Let's take a look at how Spark dynamically switches join strategies

In [None]:
threshold= 1024*1024*10

spark= (SparkSession\
    .builder\
    .appName("AQEOn")\
    .master("local[*]")\
    .config("spark.sql.adaptive.enabled","true")\
    .config("spark.sql.adaptive.coalescePartitions.enabled","false")\
    .config( "spark.sql.adaptive.skewJoin.enabled","false")\
    .config("spark.sql.autoBroadcastJoinThreshold", threshold)\
    .config("spark.eventLog.enabled", "false")\
    .getOrCreate())

dfA=spark.read.parquet("./Data/bigTableA")
dfB =spark.read.parquet("./Data/bigTableB")
dfK=spark.read.parquet("./Data/keys")
dfAux=dfB\
    .join(dfK, dfB.LAVORO_B==dfK.LAVORO_KEYS, "left")\
    .filter("FILLER1==FILLER2 and FILLER2==FILLER3")\
    .repartition(200)
dfResult_ =dfA.join(dfAux, dfA.LAVORO_A==dfAux.LAVORO_B, "left")

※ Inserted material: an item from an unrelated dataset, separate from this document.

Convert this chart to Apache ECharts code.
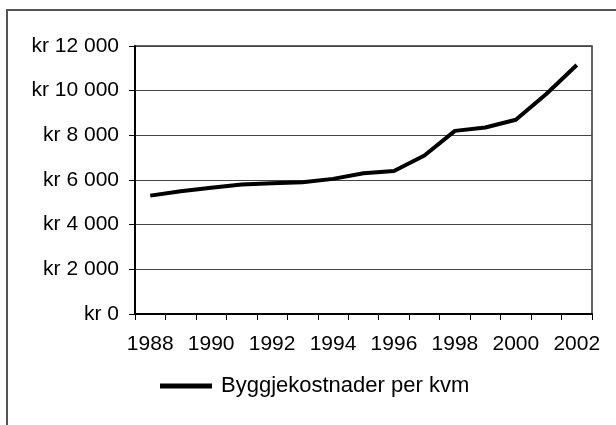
<!DOCTYPE html>
<html>
<head>
<meta charset="utf-8">
<script src="https://cdn.jsdelivr.net/npm/echarts@6/dist/echarts.min.js"></script>
<style>
  html, body { margin: 0; padding: 0; background: #fff; }
  #chart { width: 616px; height: 425px; }
</style>
</head>
<body>
<div id="chart"></div>
<script>
// byggjekostnader per kvm, lest av bildet
var years = ['1988', '1989', '1990', '1991', '1992', '1993', '1994', '1995',
             '1996', '1997', '1998', '1999', '2000', '2001', '2002'];
var costs = [5300, 5500, 5650, 5800, 5850, 5900, 6050, 6300,
             6400, 7100, 8200, 8350, 8700, 9850, 11150];
var seriesName = 'Byggjekostnader per kvm';

var font = "'Liberation Sans', Arial, sans-serif";

function krFormat(v) {
    var s = String(v);
    var out = '';
    while (s.length > 3) {
        out = ' ' + s.slice(-3) + out;
        s = s.slice(0, -3);
    }
    return 'kr ' + s + out;
}

var myChart = echarts.init(document.getElementById('chart'));
myChart.setOption({
    animation: false,
    backgroundColor: '#fff',
    textStyle: { fontFamily: font },
    graphic: [{
        type: 'rect',
        shape: { x: 7, y: 10, width: 700, height: 500 },
        style: { fill: 'none', stroke: '#555', lineWidth: 2 },
        silent: true
    }],
    grid: {
        left: 135,
        right: 24,
        top: 46,
        bottom: 111,
        show: true,
        borderColor: '#333',
        borderWidth: 1.5,
        containLabel: false
    },
    legend: {
        data: [{ name: seriesName, icon: 'rect' }],
        left: 155,
        top: 370,
        itemWidth: 52,
        itemHeight: 5,
        itemStyle: { color: '#000' },
        textStyle: {
            fontFamily: font,
            fontSize: 22,
            color: '#000',
            padding: [0, 0, 0, 4]
        }
    },
    xAxis: {
        type: 'category',
        data: years,
        boundaryGap: true,
        axisLine: { lineStyle: { color: '#000', width: 2 } },
        axisTick: {
            show: true,
            interval: 0,
            length: 6,
            lineStyle: { color: '#000', width: 1 }
        },
        axisLabel: {
            interval: 1,
            margin: 20,
            fontFamily: font,
            fontSize: 21,
            color: '#000'
        },
        splitLine: { show: false }
    },
    yAxis: {
        type: 'value',
        min: 0,
        max: 12000,
        interval: 2000,
        axisLine: { show: true, lineStyle: { color: '#000', width: 2 } },
        axisTick: {
            show: true,
            length: 6,
            lineStyle: { color: '#000', width: 1 }
        },
        axisLabel: {
            margin: 16,
            fontFamily: font,
            fontSize: 21,
            color: '#000',
            formatter: krFormat
        },
        splitLine: { lineStyle: { color: '#444', width: 1 } }
    },
    series: [{
        name: seriesName,
        type: 'line',
        data: costs,
        symbol: 'none',
        showSymbol: false,
        lineStyle: { color: '#000', width: 4 },
        itemStyle: { color: '#000' }
    }]
});
</script>
</body>
</html>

print(dfResult_.explain())
dfResult_.count()


What happens if the repartition is removed?

In [None]:
dfAux=dfB\
    .join(dfK, dfB.LAVORO_B==dfK.LAVORO_KEYS, "left")\
    .filter("FILLER1==FILLER2 and FILLER2==FILLER3")
dfResult_ =dfA.join(dfAux, dfA.LAVORO_A==dfAux.LAVORO_B, "left")

print(dfResult_.explain())
dfResult_.count()

In [None]:
spark.sparkContext.stop()
spark.stop()

**NOTE**

Remember to shut down the spark context